→ THE EXERCISE:
Output the full listing below exactly, without the pictures.

→ MATERIAL SUPPLIED:

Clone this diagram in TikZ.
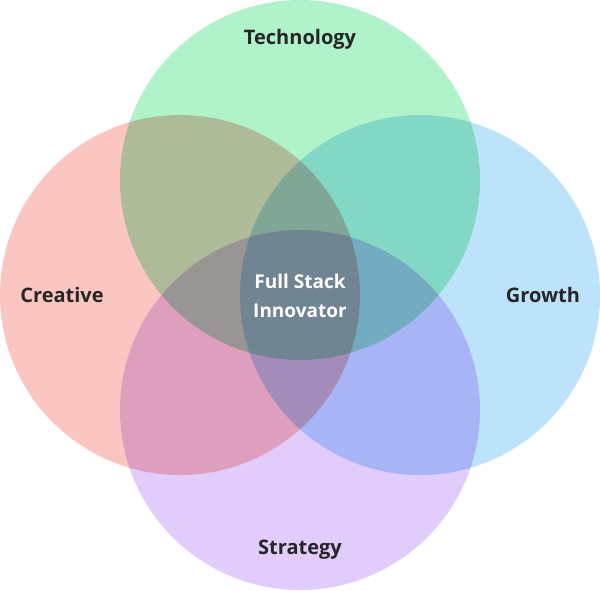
\documentclass[tikz,border=0pt]{standalone}
\usepackage{fontspec}
\setmainfont{Open Sans}
\begin{document}
\begin{tikzpicture}[x=1pt,y=-1pt,
  lab/.style={font=\bfseries\fontsize{20}{24}\selectfont, text=black!85, align=center},
  ring/.style={blend mode=multiply}]
\useasboundingbox (0,0) rectangle (600,590);
\begin{scope}[transparency group]
\fill[ring, fill={rgb,255:red,176;green,242;blue,201}] (300,180) circle (180);
\fill[ring, fill={rgb,255:red,251;green,198;blue,193}] (180,295) circle (180);
\fill[ring, fill={rgb,255:red,189;green,227;blue,250}] (420,295) circle (180);
\fill[ring, fill={rgb,255:red,226;green,204;blue,251}] (300,410) circle (180);
\end{scope}
\node[lab] (t) at (300,39) {Technology};
\node[lab] (c) at (62,295) {Creative};
\node[lab] (g) at (543,295) {Growth};
\node[lab] (s) at (300,550) {Strategy};
\node[lab, text=white, font=\bfseries\fontsize{19}{29}\selectfont] (f) at (300,296) {Full Stack\\Innovator};
\end{tikzpicture}
\end{document}
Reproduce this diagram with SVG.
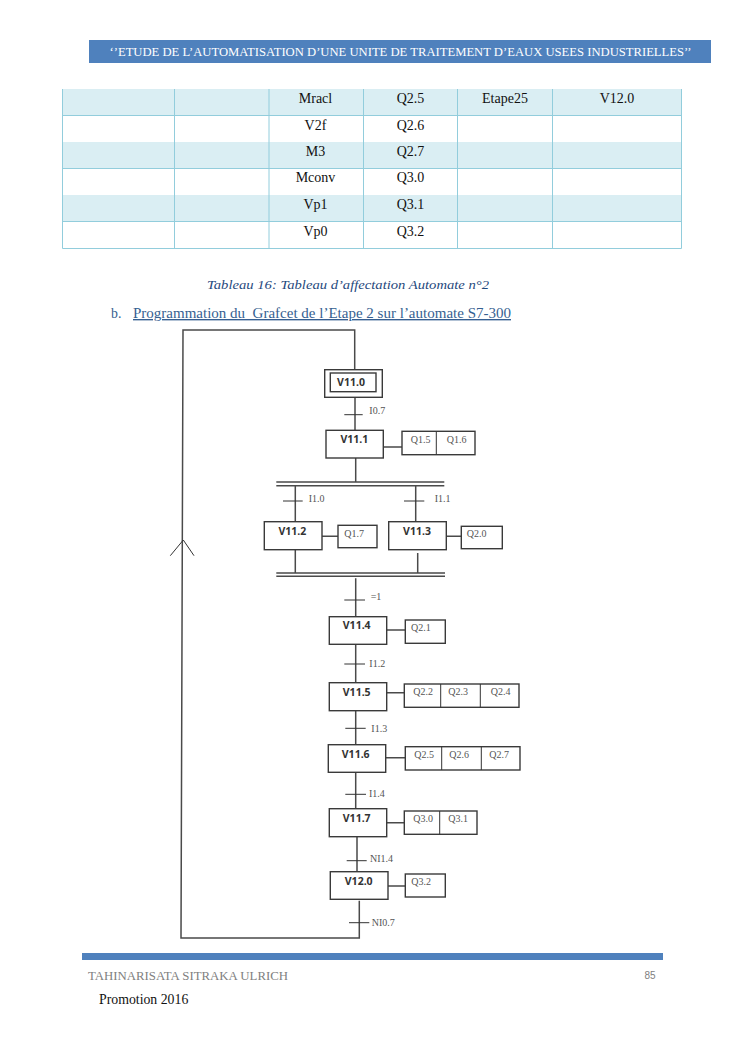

→ WRITTEN SOLUTION:
Clone this diagram in TikZ.
\documentclass[tikz,border=0pt]{standalone}
\usepackage{fontspec}
\setmainfont{Open Sans}
\begin{document}
\begin{tikzpicture}[x=1pt,y=-1pt,
  lab/.style={font=\bfseries\fontsize{20}{24}\selectfont, text=black!85, align=center},
  ring/.style={blend mode=multiply}]
\useasboundingbox (0,0) rectangle (600,590);
\begin{scope}[transparency group]
\fill[ring, fill={rgb,255:red,176;green,242;blue,201}] (300,180) circle (180);
\fill[ring, fill={rgb,255:red,251;green,198;blue,193}] (180,295) circle (180);
\fill[ring, fill={rgb,255:red,189;green,227;blue,250}] (420,295) circle (180);
\fill[ring, fill={rgb,255:red,226;green,204;blue,251}] (300,410) circle (180);
\end{scope}
\node[lab] (t) at (300,39) {Technology};
\node[lab] (c) at (62,295) {Creative};
\node[lab] (g) at (543,295) {Growth};
\node[lab] (s) at (300,550) {Strategy};
\node[lab, text=white, font=\bfseries\fontsize{19}{29}\selectfont] (f) at (300,296) {Full Stack\\Innovator};
\end{tikzpicture}
\end{document}
Reproduce this diagram with SVG.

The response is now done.